Thermoelectric Cooler (TEC): Connect the TEC's positive and negative terminals to the TEC+ and TEC- pins, respectively.
Temperature Sensor: Attach a compatible temperature sensor (e.g., thermistor or RTD) to the TEMP_IN pin. This sensor provides feedback for temperature regulation.
PID Tuning: Use external components (resistors and capacitors) connected to the COMP pin to fine-tune the PID control loop for optimal performance.
Feedback: Connect the FB pin to the appropriate point in the circuit to monitor and regulate the temperature.
Shutdown Control: Use the SHDN pin to enable or disable the device. Pull the pin low to shut down the controller.

Important Considerations and Best Practices

Thermal Management: Ensure proper heat dissipation for the TEC and the MAX1968 to prevent overheating.
Sensor Placement: Place the temperature sensor as close as possible to the target device for accurate temperature readings.
PID Tuning: Adjust the PID loop components carefully to avoid oscillations or slow response times.
Power Supply: Use a low-noise power supply to ensure stable operation and minimize interference.

Example: Using MAX1968 with Arduino UNO

The MAX1968 can be controlled using an Arduino UNO to monitor and adjust the temperature. Below is an example code snippet for interfacing a thermistor with the MAX1968:

// Example: Reading temperature from a thermistor and controlling MAX1968
// Ensure the thermistor is connected to TEMP_IN and the Arduino analog pin A0

const int tempPin = A0;  // Analog pin connected to the thermistor
const int shdnPin = 7;   // Digital pin connected to SHDN pin of MAX1968

void setup() {
  pinMode(shdnPin, OUTPUT);
  digitalWrite(shdnPin, HIGH);  // Enable the MAX1968
  Serial.begin(9600);           // Initialize serial communication
}

void loop() {
  int rawValue = analogRead(tempPin);  // Read the thermistor value
  float voltage = (rawValue / 1023.0) * 5.0;  // Convert to voltage
  float temperature = (voltage - 0.5) * 100.0;  // Convert to temperature (°C)
  
  Serial.print("Temperature: ");
  Serial.print(temperature);
  Serial.println(" °C");

  delay(1000);  // Wait for 1 second before the next reading
}

Troubleshooting and FAQs

Common Issues and Solutions

Device Overheating
- Cause: Insufficient heat dissipation for the TEC or MAX1968.
- Solution: Use a heatsink or active cooling to manage heat effectively.
Temperature Oscillations
- Cause: Improper PID tuning.
- Solution: Adjust the external components connected to the COMP pin to stabilize the control loop.
No Output Current
- Cause: SHDN pin is pulled low or not connected.
- Solution: Ensure the SHDN pin is pulled high to enable the device.
Inaccurate Temperature Readings
- Cause: Poor sensor placement or incorrect sensor type.
- Solution: Verify the sensor type and place it close to the target device for accurate readings.

FAQs

Q: Can the MAX1968 be used with a 12V TEC?
A: No, the MAX1968 operates with a supply voltage range of 2.7V to 5.5V. Ensure the TEC is compatible with this voltage range.

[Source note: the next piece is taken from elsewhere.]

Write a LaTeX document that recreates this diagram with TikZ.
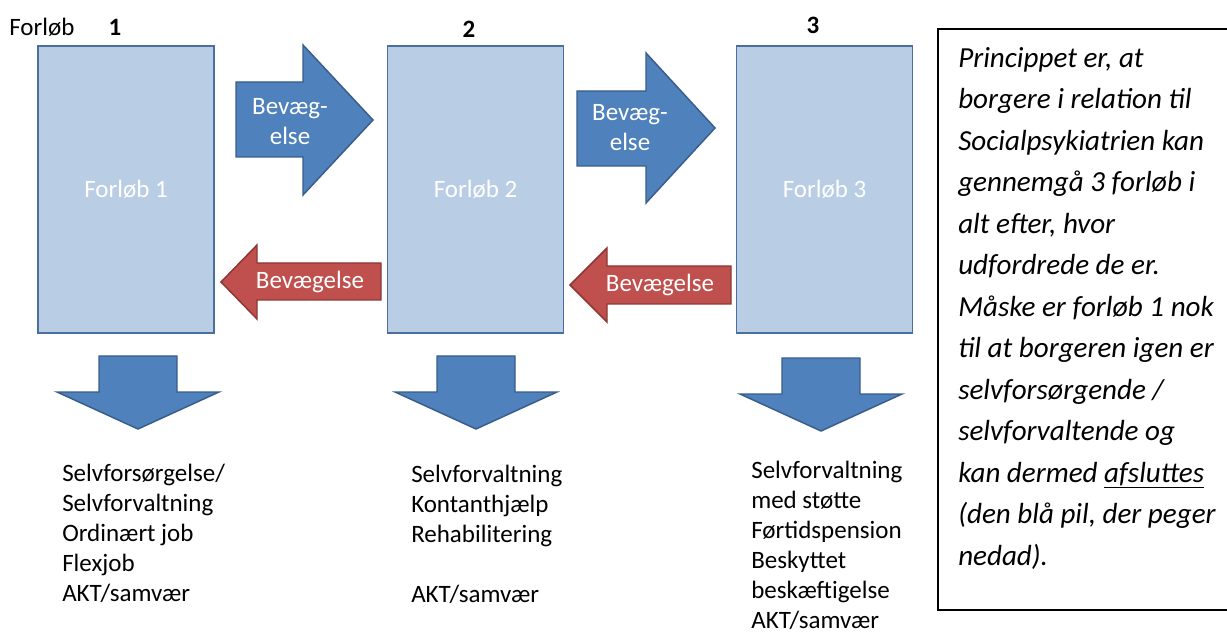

Q: What type of temperature sensors are supported?
A: The MAX1968 supports thermistors, RTDs, and other resistive temperature sensors.

Q: How do I disable the MAX1968?
A: Pull the SHDN pin low to disable the device and reduce power consumption.

Q: Can I use the MAX1968 for heating applications?
A: Yes, the MAX1968 can control both heating and cooling by reversing the current through the TEC.